Further, Equity Shares will be allocated on a proportionate basis to Eligible Employees applying under the Employee Reservation Portion, subject to valid Bids received from them at or above the Offer Price. All potential Bidders, other than Anchor Investors, are required to mandatorily utilise the Application Supported by Blocked Amount (“ASBA”) process by providing details of their respective bank account (including UPI ID (defined hereinafter) in case of UPI Bidders (defined hereinafter)) in which the corresponding Bid Amounts will be blocked by the SCSBs, or under the UPI Mechanism, as applicable to participate in the Offer. Anchor Investors are not permitted to participate in the Anchor Investor Portion through the ASBA process.

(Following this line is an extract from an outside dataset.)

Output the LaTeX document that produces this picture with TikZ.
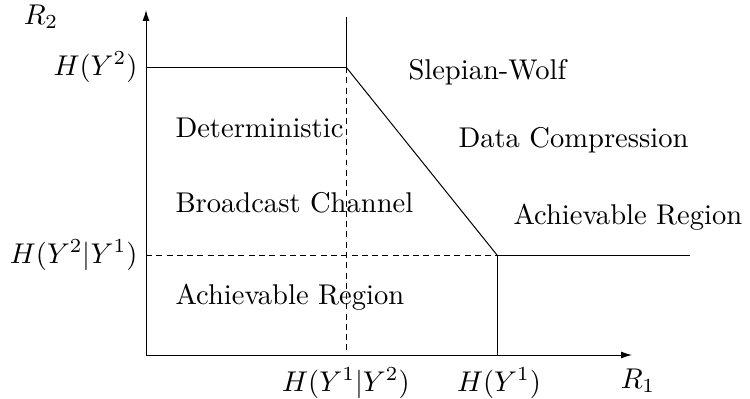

The Equity Shares of the Company are proposed to be listed on BSE Limited (“BSE“) and the National Stock Exchange of India Limited (“NSE”) (BSE and NSE together, the “Stock Exchanges”).

Kotak Mahindra Capital Company Limited, Morgan Stanley India Company Private Limited, Avendus Capital Private Limited, Citigroup Global Markets India Private Limited, Axis Capital Limited, and Intensive Fiscal Services Private Limited are the Book Running Lead Managers (“BRLMs”) to the issue.

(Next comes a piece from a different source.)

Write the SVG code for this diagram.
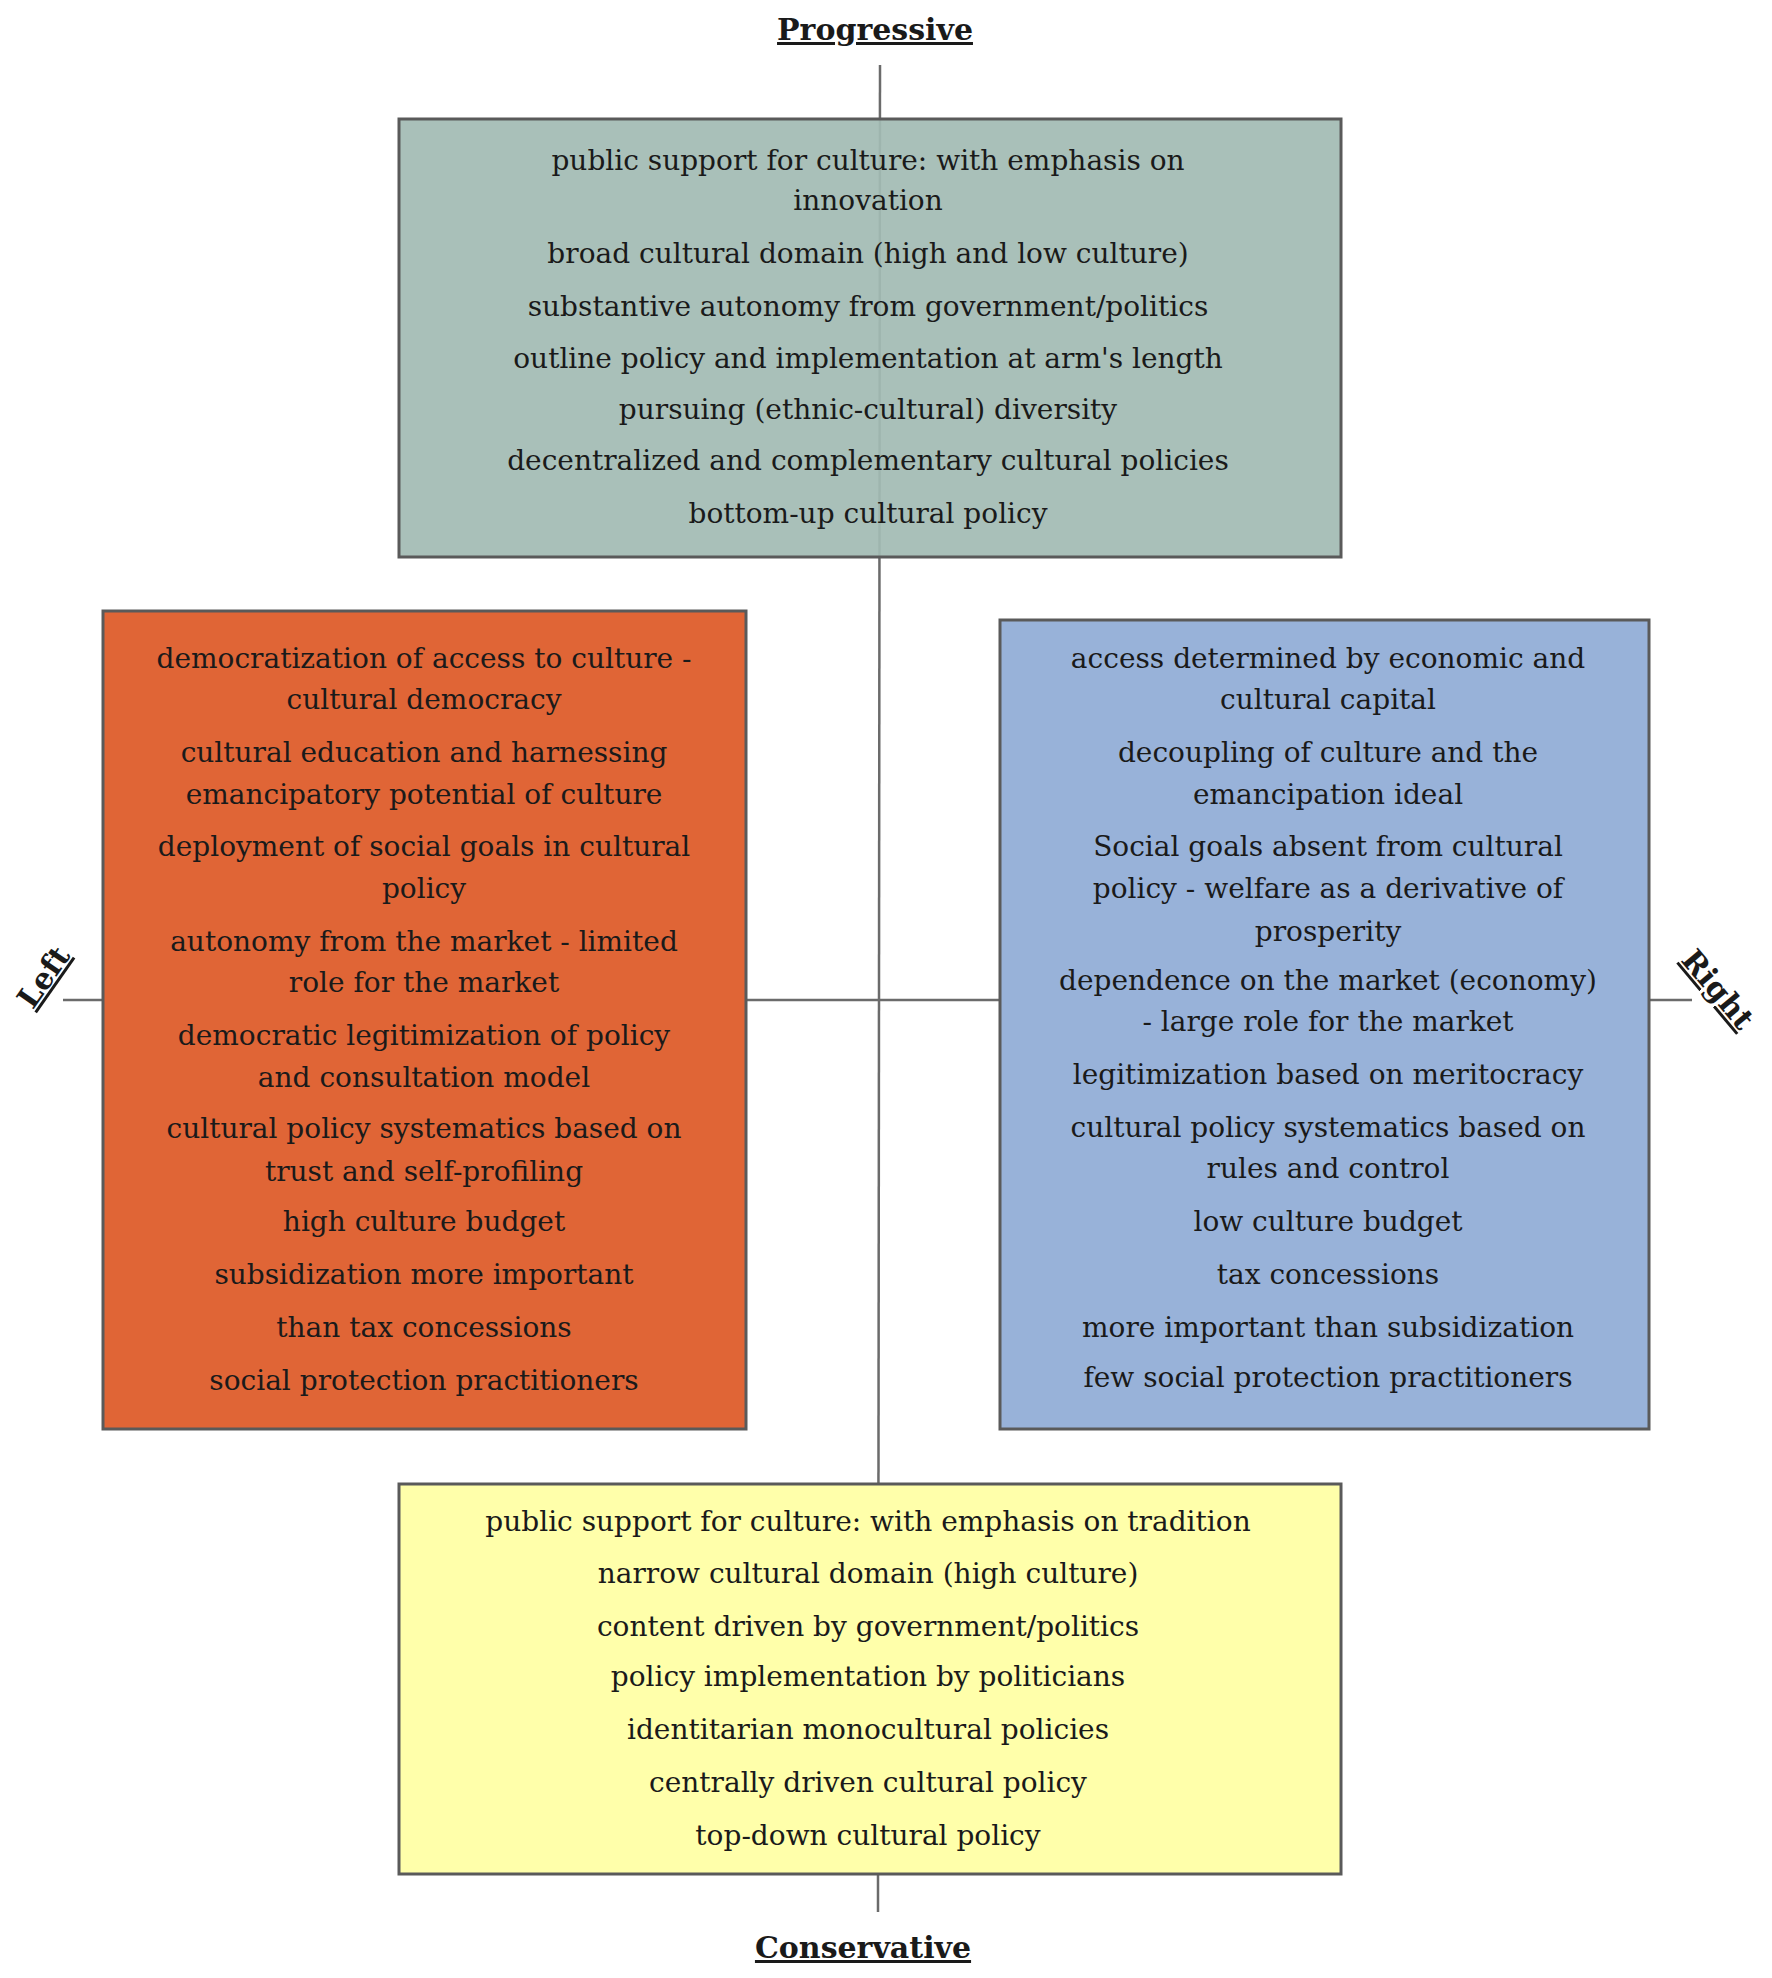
<svg xmlns="http://www.w3.org/2000/svg" width="1772" height="1978" viewBox="0 0 1772 1978">
<style>
.b{stroke:#5a5a5a;stroke-width:3}
.t{font-family:"DejaVu Serif","Liberation Serif",serif;font-size:28px;fill:#1a1a1a;text-anchor:middle}
.h{font-family:"DejaVu Serif","Liberation Serif",serif;font-size:30px;font-weight:bold;fill:#1a1a1a;text-anchor:middle;text-decoration:underline}
.ax{stroke:#6b6b6b;stroke-width:2.5}
</style>
<rect width="1772" height="1978" fill="#fff"/>
<g id="axes">
<line class="ax" x1="880" y1="65" x2="878" y2="1912"/>
<line class="ax" x1="63" y1="1000" x2="1692" y2="1000"/>
</g>
<text class="h" x="875" y="40">Progressive</text>
<text class="h" x="863" y="1958">Conservative</text>
<text class="h" transform="translate(52,983) rotate(-55)">Left</text>
<text class="h" transform="translate(1710,996) rotate(50)">Right</text>
<g id="progressive">
<rect class="b" x="399" y="119" width="942" height="438" fill="#a3bbb4" fill-opacity="0.93"/>
<text class="t" x="868" y="170">public support for culture: with emphasis on</text>
<text class="t" x="868" y="210">innovation</text>
<text class="t" x="868" y="263">broad cultural domain (high and low culture)</text>
<text class="t" x="868" y="316">substantive autonomy from government/politics</text>
<text class="t" x="868" y="368">outline policy and implementation at arm's length</text>
<text class="t" x="868" y="419">pursuing (ethnic-cultural) diversity</text>
<text class="t" x="868" y="470">decentralized and complementary cultural policies</text>
<text class="t" x="868" y="523">bottom-up cultural policy</text>
</g>
<g id="left">
<rect class="b" x="103" y="611" width="643" height="818" fill="#e06536"/>
<text class="t" x="424" y="668">democratization of access to culture -</text>
<text class="t" x="424" y="709">cultural democracy</text>
<text class="t" x="424" y="762">cultural education and harnessing</text>
<text class="t" x="424" y="804">emancipatory potential of culture</text>
<text class="t" x="424" y="856">deployment of social goals in cultural</text>
<text class="t" x="424" y="898">policy</text>
<text class="t" x="424" y="951">autonomy from the market - limited</text>
<text class="t" x="424" y="992">role for the market</text>
<text class="t" x="424" y="1045">democratic legitimization of policy</text>
<text class="t" x="424" y="1087">and consultation model</text>
<text class="t" x="424" y="1138">cultural policy systematics based on</text>
<text class="t" x="424" y="1181">trust and self-profiling</text>
<text class="t" x="424" y="1231">high culture budget</text>
<text class="t" x="424" y="1284">subsidization more important</text>
<text class="t" x="424" y="1337">than tax concessions</text>
<text class="t" x="424" y="1390">social protection practitioners</text>
</g>
<g id="right">
<rect class="b" x="1000" y="620" width="649" height="809" fill="#98b2d9"/>
<text class="t" x="1328" y="668">access determined by economic and</text>
<text class="t" x="1328" y="709">cultural capital</text>
<text class="t" x="1328" y="762">decoupling of culture and the</text>
<text class="t" x="1328" y="804">emancipation ideal</text>
<text class="t" x="1328" y="856">Social goals absent from cultural</text>
<text class="t" x="1328" y="898">policy - welfare as a derivative of</text>
<text class="t" x="1328" y="941">prosperity</text>
<text class="t" x="1328" y="990">dependence on the market (economy)</text>
<text class="t" x="1328" y="1031">- large role for the market</text>
<text class="t" x="1328" y="1084">legitimization based on meritocracy</text>
<text class="t" x="1328" y="1137">cultural policy systematics based on</text>
<text class="t" x="1328" y="1178">rules and control</text>
<text class="t" x="1328" y="1231">low culture budget</text>
<text class="t" x="1328" y="1284">tax concessions</text>
<text class="t" x="1328" y="1337">more important than subsidization</text>
<text class="t" x="1328" y="1387">few social protection practitioners</text>
</g>
<g id="conservative">
<rect class="b" x="399" y="1484" width="942" height="390" fill="#ffffaa"/>
<text class="t" x="868" y="1531">public support for culture: with emphasis on tradition</text>
<text class="t" x="868" y="1583">narrow cultural domain (high culture)</text>
<text class="t" x="868" y="1636">content driven by government/politics</text>
<text class="t" x="868" y="1686">policy implementation by politicians</text>
<text class="t" x="868" y="1739">identitarian monocultural policies</text>
<text class="t" x="868" y="1792">centrally driven cultural policy</text>
<text class="t" x="868" y="1845">top-down cultural policy</text>
</g>
</svg>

All capitalised terms not defined herein would have the same meaning as attributed to them in the RHP.

 

Disclaimer:

Lenskart Solutions Limited is proposing, subject to, receipt of requisite approvals, market conditions and other considerations, to make an initial public offering of its Equity Shares and has filed the RHP with the RoC on October 25, 2025. The RHP shall be available on the website of the Company at www.lenskart.com, SEBI at www.sebi.gov.in, as well as on the websites of the BRLMs, i.e. Kotak Mahindra Capital Company Limited, Morgan Stanley India Company Private Limited, Avendus Capital Private Limited, Citigroup Global Markets India Private Limited, Axis Capital Limited and Intensive Fiscal Services Private Limited at https://investmentbank.kotak.com,www.morganstanley.com/, www.avendus.com, https://www.citigroup.com/global/about-us/global-presence/india/disclaimer, www.axiscapital.co.in andwww.intensivefiscal.com, respectively and the websites of National Stock Exchange of India Limited and BSE Limited at www.nseindia.com and www.bseindia.com, respectively. Any potential investor should note that investment in equity shares involves a high degree of risk and for details relating to such risk, please see “Risk Factors” on page 64 of the RHP. Potential investors should not rely on the DRHP for making any investment decision and instead should place reliance on the RHP. Specific attention of the investors is invited to “Risk Factors” beginning on page 64 of the RHP.

 

This announcement has been prepared for publication in India only and is not for publication or distribution, directly or indirectly, in or into the United States. The equity shares described in this announcement have not been and will not be registered under the U.S. Securities Act of 1933, as amended {the “U.S. Securities Act”) or any other applicable law of the United States and, unless so registered, may not be offered or sold within the United States, except pursuant to an exemption from, or in a transaction not subject to, the registration requirements of the U.S. Securities Act and applicable U.S. state securities laws.

 

Accordingly, the Equity Shares are being offered and sold (i) within the United States only to persons reasonably believed to be “qualified institutional buyers” (as defined in Rule 144A of the U.S. Securities Act) pursuant to Section 4(a) of the U.S. Securities Act, and (ii) outside the United States in “offshore transactions”, as defined in and in reliance on, Regulation S of the U.S. Securities Act and the applicable laws of the jurisdictions where those offers and sales occur. There will be no public offering of securities in the United States.